Polimom Says

Watch out for the wives

The scandal over the firings of US Attorneys continues to grow, and while I’ve been sitting this one out, some recent articles have pushed me off the sidelines. (For background and a round-up, see Joe Gandelman’s post.)
There’s a growing chorus of “… but that’s just what’s done! Look, see! Bill did it, too!” from defenders — and there’s some truth to that.

WASHINGTON – The Bush administration and its defenders like to point out that President Bush isn’t the first president to fire U.S. attorneys and replace them with loyalists.
While that’s true, the current case is different. Mass firings of U.S. attorneys are fairly common when a new president takes office, but not in a second-term administration. Prosecutors are usually appointed for four-year terms, but they are usually allowed to stay on the job if the president who appointed them is re-elected.

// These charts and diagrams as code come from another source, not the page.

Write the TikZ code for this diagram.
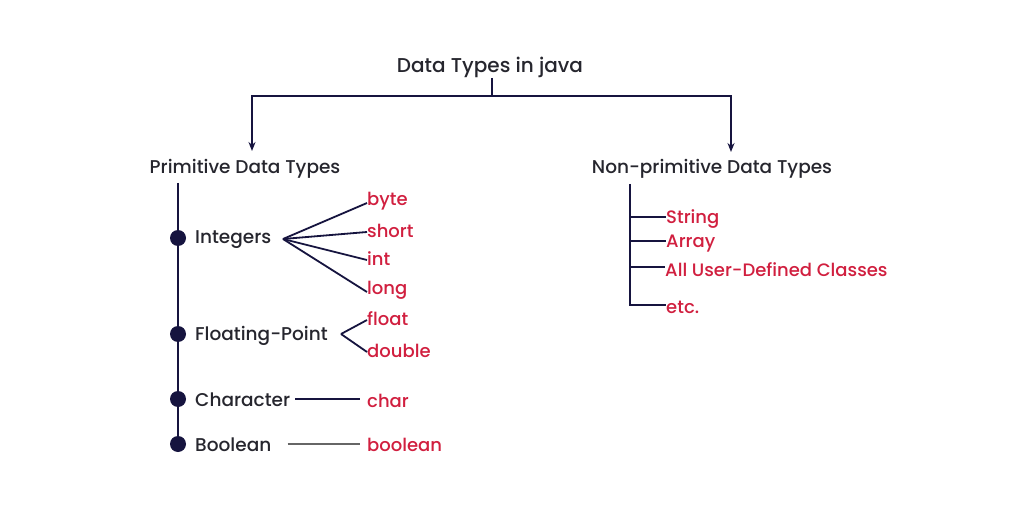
\documentclass[tikz,border=0pt]{standalone}
\usepackage{fontspec}
\setmainfont{Poppins}[UprightFont=* Medium]
\usetikzlibrary{arrows.meta}
\definecolor{ink}{HTML}{26262E}
\definecolor{navy}{HTML}{16143F}
\definecolor{jred}{HTML}{D11F3F}
\begin{document}
\begin{tikzpicture}[x=1pt,y=-1pt,
  lbl/.style={inner sep=0pt,text=ink,font=\fontsize{18.5}{21}\selectfont},
  head/.style={inner sep=0pt,text=ink,font=\fontsize{20}{23}\selectfont},
  red/.style={inner sep=0pt,text=jred,font=\fontsize{18}{21}\selectfont,anchor=west},
  ln/.style={draw=navy,line width=1.8pt},
  arr/.style={ln,-{Stealth[length=9pt,width=7pt]}},
  dot/.style={circle,fill=navy,inner sep=0pt,minimum size=16pt}]
\useasboundingbox (0,0) rectangle (1017,513);
\fill[white] (0,0) rectangle (1017,513);
% title
\node[head] (title) at (490,67) {Data Types in java};
\node[lbl] (prim) at (245,169) {Primitive Data Types};
\node[lbl] (nonp) at (712,169) {Non-primitive Data Types};
\coordinate (stem) at (492,96);
\coordinate (pa) at (252,151);
\coordinate (na) at (731,152);
\draw[ln] (stem |- 0,78) -- (stem);
\draw[arr] (stem) -| (pa);
\draw[arr] (stem) -| (na);
% primitive spine
\coordinate (ptop) at (178,183);
\coordinate (pbot) at (178,444);
\draw[ln] (ptop) -- (pbot);
\node[dot] (d1) at (178,238) {};
\node[dot] (d2) at (178,334) {};
\node[dot] (d3) at (178,399) {};
\node[dot] (d4) at (178,444) {};
\node[lbl,anchor=west] (int) at (195,240) {Integers};
\node[lbl,anchor=west] (flt) at (195,336) {Floating-Point};
\node[lbl,anchor=west] (chr) at (195,400) {Character};
\node[lbl,anchor=west] (bool) at (195,445) {Boolean};
% integer fan
\coordinate (fi) at (283,239);
\node[red] (byte) at (367,201) {byte};
\node[red] (short) at (367,231) {short};
\node[red] (tint) at (367,259) {int};
\node[red] (long) at (367,290) {long};
\draw[ln] (fi) -- ([yshift=-2pt]byte.west);
\draw[ln] (fi) -- ([yshift=-1pt]short.west);
\draw[ln] (fi) -- ([yshift=-1pt]tint.west);
\draw[ln] (fi) -- ([yshift=-2pt]long.west);
% floating fan
\coordinate (ff) at (341,334);
\node[red] (float) at (367,319) {float};
\node[red] (double) at (367,351) {double};
\draw[ln] (ff) -- ([yshift=-1pt]float.west);
\draw[ln] (ff) -- ([yshift=-1pt]double.west);
% char / boolean
\node[red] (char) at (367,401) {char};
\node[red] (boolv) at (367,445) {boolean};
\coordinate (cy) at (0,399);
\coordinate (by) at (0,444);
\draw[ln] ([xshift=5pt]chr.east |- cy) -- ([xshift=-7pt]char.west |- cy);
\draw[draw=gray!80!black,line width=1.6pt] ([xshift=16pt]bool.east |- by) -- ([xshift=-7pt]boolv.west |- by);
% non-primitive
\coordinate (ntop) at (630,184);
\coordinate (nbot) at (630,305);
\node[red] (str) at (666,219) {String};
\node[red] (arrn) at (666,244) {Array};
\node[red] (udc) at (665,270) {All User-Defined Classes};
\node[red] (etc) at (666,307) {etc.};
\draw[ln] (ntop) -- (nbot) -- (etc.west |- nbot);
\draw[ln] (ntop |- 0,217) -- (str.west |- 0,217);
\draw[ln] (ntop |- 0,241) -- (arrn.west |- 0,241);
\draw[ln] (ntop |- 0,267) -- (udc.west |- 0,267);
\end{tikzpicture}
\end{document}
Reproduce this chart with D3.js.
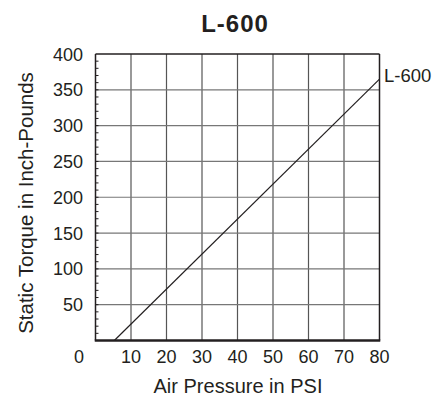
<!DOCTYPE html>
<html>
<head>
<meta charset="utf-8">
<script src="https://cdn.jsdelivr.net/npm/d3@7"></script>
<style>
  body { margin: 0; background: #fff; }
  text { font-family: "Liberation Sans", Arial, sans-serif; fill: #231f20; }
</style>
</head>
<body>
<div id="chart"></div>
<script>
// data
const psi = [5.3, 80];
const torque = [0, 365];
const xTicks = [10, 20, 30, 40, 50, 60, 70, 80];
const yTicks = [50, 100, 150, 200, 250, 300, 350, 400];
const seriesName = "L-600";

const width = 433, height = 397;
const plot = { left: 95.5, right: 379.5, top: 54, bottom: 340.5 };

const svg = d3.select("#chart").append("svg")
  .attr("width", width)
  .attr("height", height);

const x = d3.scaleLinear().domain([0, 80]).range([plot.left, plot.right]);
const y = d3.scaleLinear().domain([0, 400]).range([plot.bottom, plot.top]);

// grid
svg.selectAll(".vgrid")
  .data(xTicks.slice(0, -1))
  .join("line")
  .attr("x1", d => x(d)).attr("x2", d => x(d))
  .attr("y1", plot.top).attr("y2", plot.bottom)
  .attr("stroke", "#555").attr("stroke-width", 1.2);

svg.selectAll(".hgrid")
  .data(yTicks.slice(0, -1))
  .join("line")
  .attr("x1", plot.left).attr("x2", plot.right)
  .attr("y1", d => y(d)).attr("y2", d => y(d))
  .attr("stroke", "#777").attr("stroke-width", 1.2);

// small ticks inside the left edge every 10
svg.selectAll(".minor")
  .data(d3.range(10, 400, 10))
  .join("line")
  .attr("x1", plot.left).attr("x2", plot.left + 3)
  .attr("y1", d => y(d)).attr("y2", d => y(d))
  .attr("stroke", "#231f20").attr("stroke-width", 1);

// frame
svg.append("line")
  .attr("x1", plot.left).attr("x2", plot.right)
  .attr("y1", plot.top).attr("y2", plot.top)
  .attr("stroke", "#231f20").attr("stroke-width", 1.5);
svg.append("line")
  .attr("x1", plot.left).attr("x2", plot.left)
  .attr("y1", plot.top).attr("y2", plot.bottom)
  .attr("stroke", "#231f20").attr("stroke-width", 1.5);
svg.append("line")
  .attr("x1", plot.right).attr("x2", plot.right)
  .attr("y1", plot.top).attr("y2", plot.bottom)
  .attr("stroke", "#231f20").attr("stroke-width", 1.5);
svg.append("line")
  .attr("x1", plot.left - 0.75).attr("x2", plot.right + 0.75)
  .attr("y1", plot.bottom).attr("y2", plot.bottom)
  .attr("stroke", "#231f20").attr("stroke-width", 2.5);

// tick labels
svg.selectAll(".xlab")
  .data(xTicks)
  .join("text")
  .attr("x", d => x(d)).attr("y", 363)
  .attr("text-anchor", "middle")
  .attr("font-size", 18)
  .text(d => d);

svg.selectAll(".ylab")
  .data(yTicks)
  .join("text")
  .attr("x", 83).attr("y", d => y(d) + 6.5)
  .attr("text-anchor", "end")
  .attr("font-size", 18)
  .text(d => d);

svg.append("text")
  .attr("x", 84).attr("y", 363)
  .attr("text-anchor", "end")
  .attr("font-size", 18)
  .text("0");

// the line
const line = d3.line().x(d => x(d[0])).y(d => y(d[1]));
svg.append("path")
  .datum(d3.zip(psi, torque))
  .attr("d", line)
  .attr("fill", "none")
  .attr("stroke", "#231f20")
  .attr("stroke-width", 1.2);

svg.append("text")
  .attr("x", 384).attr("y", y(torque[1]) + 3)
  .attr("font-size", 18.5)
  .text(seriesName);

// titles
svg.append("text")
  .attr("x", 235).attr("y", 32)
  .attr("text-anchor", "middle")
  .attr("font-family", "'Liberation Sans Narrow', 'Liberation Sans', sans-serif")
  .attr("font-weight", "bold")
  .attr("font-size", 24)
  .attr("letter-spacing", 1)
  .text("L-600");

svg.append("text")
  .attr("x", 238).attr("y", 393)
  .attr("text-anchor", "middle")
  .attr("font-size", 20)
  .text("Air Pressure in PSI");

svg.append("text")
  .attr("transform", "translate(33,203) rotate(-90)")
  .attr("text-anchor", "middle")
  .attr("font-size", 20.5)
  .text("Static Torque in Inch-Pounds");
</script>
</body>
</html>
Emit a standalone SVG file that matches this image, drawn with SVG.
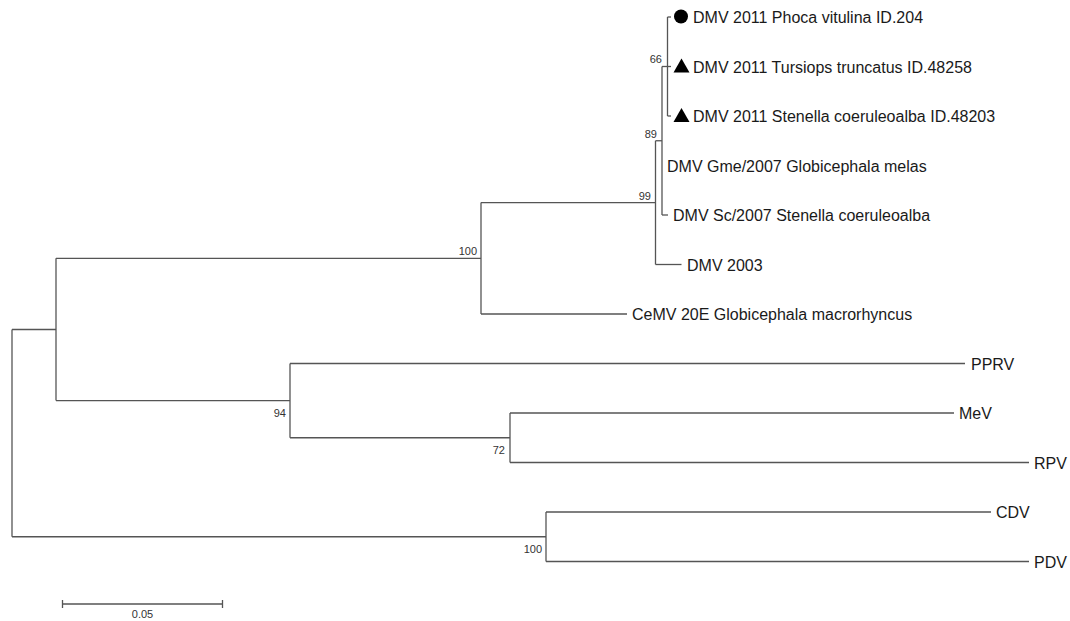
<svg xmlns="http://www.w3.org/2000/svg" width="1070" height="621" viewBox="0 0 1070 621">
<style>
.br{fill:none;stroke:#555;stroke-width:1.3}
.lb{font-family:"Liberation Sans",Arial,sans-serif;font-size:16px;fill:#1a1a1a}
.bs{font-family:"Liberation Sans",Arial,sans-serif;font-size:11px;fill:#333;text-anchor:end}
.sym{fill:#000}
</style>
<rect width="1070" height="621" fill="#fff"/>
<g id="connectors" class="br">
<path d="M12 329.5V536.75"/>
<path d="M12 329.5H56"/>
<path d="M56 258.3V400.6"/>
<path d="M56 258.3H481"/>
<path d="M481 202.6V314"/>
<path d="M481 202.6H655.5"/>
<path d="M481 314H627"/>
<path d="M655.5 140.75V264.5"/>
<path d="M655.5 140.75H662"/>
<path d="M655.5 264.5H681.5"/>
<path d="M662 66.5V215"/>
<path d="M662 66.5H667.5"/>
<path d="M662 215H668"/>
<path d="M667.5 17V116"/>
<path d="M667.5 17H671"/>
<path d="M667.5 66.5H671"/>
<path d="M667.5 116H671"/>
<path d="M56 400.6H290"/>
<path d="M290 363.5V437.75"/>
<path d="M290 363.5H965"/>
<path d="M290 437.75H510"/>
<path d="M510 413V462.5"/>
<path d="M510 413H954"/>
<path d="M510 462.5H1029"/>
<path d="M12 536.75H546"/>
<path d="M546 512V561.5"/>
<path d="M546 512H991"/>
<path d="M546 561.5H1029"/>
</g>
<g id="bootstrap">
<text class="bs" x="662" y="63">66</text>
<text class="bs" x="657" y="138">89</text>
<text class="bs" x="651" y="199.5">99</text>
<text class="bs" x="477" y="255">100</text>
<text class="bs" x="286" y="416.5">94</text>
<text class="bs" x="505" y="454">72</text>
<text class="bs" x="542" y="553">100</text>
</g>
<g id="leaf-phoca"><circle class="sym" cx="681" cy="16.5" r="7"/><text class="lb" x="693" y="23">DMV 2011 Phoca vitulina ID.204</text></g>
<g id="leaf-tursiops"><polygon class="sym" points="673.5,72.5 689.5,72.5 681.5,58.5"/><text class="lb" x="693" y="72.5">DMV 2011 Tursiops truncatus ID.48258</text></g>
<g id="leaf-stenella2011"><polygon class="sym" points="673.5,122 689.5,122 681.5,108"/><text class="lb" x="693" y="122">DMV 2011 Stenella coeruleoalba ID.48203</text></g>
<g id="leaf-gme"><text class="lb" x="667" y="171.5">DMV Gme/2007 Globicephala melas</text></g>
<g id="leaf-sc"><text class="lb" x="673" y="221">DMV Sc/2007 Stenella coeruleoalba</text></g>
<g id="leaf-dmv2003"><text class="lb" x="687" y="270.5">DMV 2003</text></g>
<g id="leaf-cemv"><text class="lb" x="632" y="320">CeMV 20E Globicephala macrorhyncus</text></g>
<g id="leaf-pprv"><text class="lb" x="971" y="369.5">PPRV</text></g>
<g id="leaf-mev"><text class="lb" x="959" y="419">MeV</text></g>
<g id="leaf-rpv"><text class="lb" x="1034" y="468.5">RPV</text></g>
<g id="leaf-cdv"><text class="lb" x="996" y="518">CDV</text></g>
<g id="leaf-pdv"><text class="lb" x="1034" y="567.5">PDV</text></g>
<g id="scale-bar">
<path class="br" d="M62.5 604H222.5M62.5 600V608M222.5 600V608"/>
<text x="142.5" y="618" font-family="Liberation Sans, Arial, sans-serif" font-size="11" fill="#333" text-anchor="middle">0.05</text>
</g>
</svg>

Having witnessed wholesale cleansings of staff by incoming politicians (at a vastly lower, and more local, level than the Department of Justice), I see this as a pretty common — if ugly — practice, and it strikes me as a technicality to object to these, specifically, because of their timing.
But the need to point to Clinton (a common symptom of one form of PDS) has apparently overtaken rationality, as evidenced by the Wall Street Journal’s editorialists (Opinion Journal):

As it happens, Mrs. Clinton is just the Senator to walk point on this issue of dismissing U.S. attorneys because she has direct personal experience. In any Congressional probe of the matter, we’d suggest she call herself as the first witness–and bring along Webster Hubbell as her chief counsel.
As everyone once knew but has tried to forget, Mr. Hubbell was a former partner of Mrs. Clinton at the Rose Law Firm in Little Rock who later went to jail for mail fraud and tax evasion. He was also Bill and Hillary Clinton’s choice as Associate Attorney General in the Justice Department when Janet Reno, his nominal superior, simultaneously fired all 93 U.S. Attorneys in March 1993. Ms. Reno–or Mr. Hubbell–gave them 10 days to move out of their offices.

Evidently, Hubbell was Bill and Hillary’s choice. As in… the president and his wife’s choice.
So — does that mean that we can expect some examination of other spouses? Perhaps Nancy and Laura knew, and/or were associated with, Justice appointees during their co-habitation of the White House?
After all, the wives are always in it up to their necks. Did we learn nothing from Watergate?